Methven Castle is a privately owned 17th-century house situated east of Methven, in Perth and Kinross, Scotland.

==History==
The lands of Methven were owned by the Mowbray family from the 12th century. The Mowbrays supported the claim of John Balliol against Robert the Bruce, and on the latter's victory Methven was confiscated by the crown, and given to Walter Stewart, the Bruce's son-in-law. His descendant, Walter Stewart, Earl of Atholl, was deprived of the lands following his involvement in a plot to kill King James I. The castle sustained a siege in 1444, and was visited by King James II in 1450. King James IV visited several times in the 1490s.

Methven Castle was given to Margaret Tudor (1489–1541), queen of James IV, King of Scots, and daughter of Henry VII of England, on 29 May 1503 as part of her marriage gift. She lived at Methven after her third marriage to Henry Stewart, 1st Lord Methven, in 1528 and died there on 18 October 1541. After the third Lord Methven died without heir in 1584, King James VI gave Methven to his favourite, the Duke of Lennox. In 1664 the estate was purchased by Patrick Smythe of Braco.
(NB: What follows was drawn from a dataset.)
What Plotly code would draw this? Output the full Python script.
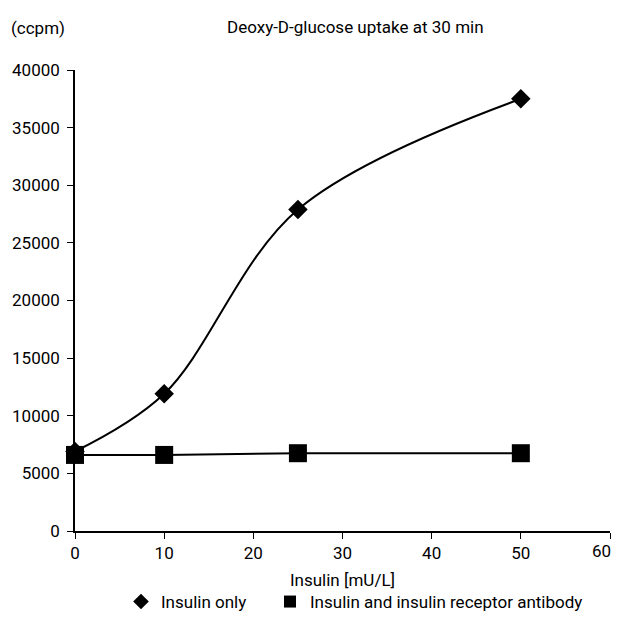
import plotly.graph_objects as go

insulin = [0, 10, 25, 50]
insulin_only = [6900, 11900, 27900, 37500]
with_antibody = [6600, 6600, 6750, 6750]
x_ticks = [0, 10, 20, 30, 40, 50, 60]
x_tick_labels = ["0", "10", "20", "30", "40", "50", ""]  # last label drawn as annotation
y_ticks = [0, 5000, 10000, 15000, 20000, 25000, 30000, 35000, 40000]
y_tick_labels = [str(v) for v in y_ticks]

FONT = "Roboto, Liberation Sans, Arial, sans-serif"
FS = 17

fig = go.Figure()
fig.add_trace(go.Scatter(
    x=insulin, y=insulin_only, mode="lines", showlegend=False,
    line=dict(color="black", width=2, shape="spline", smoothing=1.0),
    cliponaxis=False,
))
fig.add_trace(go.Scatter(
    x=insulin, y=with_antibody, mode="lines", showlegend=False,
    line=dict(color="black", width=2, shape="spline", smoothing=1.0),
    cliponaxis=False,
))
fig.add_trace(go.Scatter(
    x=insulin, y=insulin_only, mode="markers", name="Insulin only",
    marker=dict(symbol="diamond", size=15, color="black"),
    cliponaxis=False, legend="legend",
))
fig.add_trace(go.Scatter(
    x=insulin, y=with_antibody, mode="markers",
    name="Insulin and insulin receptor antibody",
    marker=dict(symbol="square", size=18, color="black"),
    cliponaxis=False, legend="legend2",
))

leg_common = dict(orientation="h", xanchor="left", y=-(584 - 531) / 461, yanchor="top",
                  itemsizing="constant", font=dict(size=FS), itemwidth=30,
                  bgcolor="rgba(0,0,0,0)")

fig.update_layout(
    width=613, height=619,
    margin=dict(l=67, r=11, t=62, b=96, autoexpand=False),
    paper_bgcolor="white", plot_bgcolor="white",
    font=dict(family=FONT, size=FS, color="black"),
    showlegend=True,
    legend=dict(x=(121 - 75) / 535, **leg_common),
    legend2=dict(x=(270 - 75) / 535, **leg_common),
    xaxis=dict(range=[0, 60], tickvals=x_ticks, ticktext=x_tick_labels,
               ticks="outside", ticklen=6,
               tickcolor="black", showline=True, linecolor="black", linewidth=1.5,
               showgrid=False, zeroline=False, automargin=False,
               ticklabeloverflow="allow",
               title=dict(text="Insulin [mU/L]", font=dict(size=FS), standoff=12)),
    yaxis=dict(range=[0, 40000], tickvals=y_ticks, ticktext=y_tick_labels,
               ticks="outside", ticklen=6,
               tickcolor="black", showline=True, linecolor="black", linewidth=1.5,
               showgrid=False, zeroline=False, ticklabelstandoff=4, automargin=False),
    annotations=[
        dict(text="Deoxy-D-glucose uptake at 30 min", xref="paper", yref="paper",
             x=(355 - 75) / 535, y=1 + (70 - 27) / 461, xanchor="center", yanchor="middle",
             showarrow=False, font=dict(size=FS)),
        dict(text="(ccpm)", xref="paper", yref="paper",
             x=(38 - 75) / 535, y=1 + (70 - 28) / 461, xanchor="center", yanchor="middle",
             showarrow=False, font=dict(size=FS)),
        dict(text=str(x_ticks[-1]), xref="x", yref="paper", x=x_ticks[-1], y=0,
             xanchor="right", yanchor="middle", xshift=3, yshift=-20,
             showarrow=False, font=dict(size=FS)),
    ],
)

fig.write_html("out.html")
The present building is dated 1664, and was designed and built by the mason-architect John Mylne. It may incorporate older work including the central spine wall. An early drawing for Methven by Patrick Smythe shows a plan with similarities to Pitreavie Castle near Dunfermline. The architect James Smith may have been involved in the project.

The Smythe family remained in possession throughout the 18th and 19th centuries, making additions to the castle and the grounds. In 1923 the castle was sold, and changed hands several times until 1984, when owner and architect Kenneth Murdoch began extensive restoration work. The east wing was demolished, following the west wing which was pulled down in the 1950s, leaving only the 17th-century house, which was given a new roof. The castle is currently owned by David Murdoch, and is a category A listed building.

==Architecture==
It comprises a square, four-storey main block, with narrow circular towers at each corner. These have ogee-shaped roofs, and the whole building is harled. The north front has a pair of crow-stepped gables, linked by a balustrade. An east wing was added first, then a western extension with a bay window, built around 1815, probably by James Gillespie Graham. Graham produced designs for rebuilding the whole structure, but this was never carried out. The building also had a clock tower, but this was demolished around 1965. Inside, the building was remodelled in 1800, and only a stair remains of the original interiors.

==Grounds==
Parkland was laid out around the castle from the late 18th century. David Smythe, Lord Methven planted many of the woodlands, and a walled garden was constructed in 1796. In 1830 a pinetum, an arboretum consisting of conifers, was established, and is considered the first in Scotland. David's son William continued to expand the estate and constructed glasshouses. Although the woodlands continued to be managed into the 20th century, the gardens were neglected and numerous trees felled, including much of the pinetum, in the 1950s. The largest surviving tree is the Pepperwell Oak, with a girth of 22 ft 10 in, as measured in 1985. In 1883 this tree was thought to be already 400 years old. The parks and gardens are listed in the Inventory of Gardens and Designed Landscapes in Scotland, the national listing of significant gardens.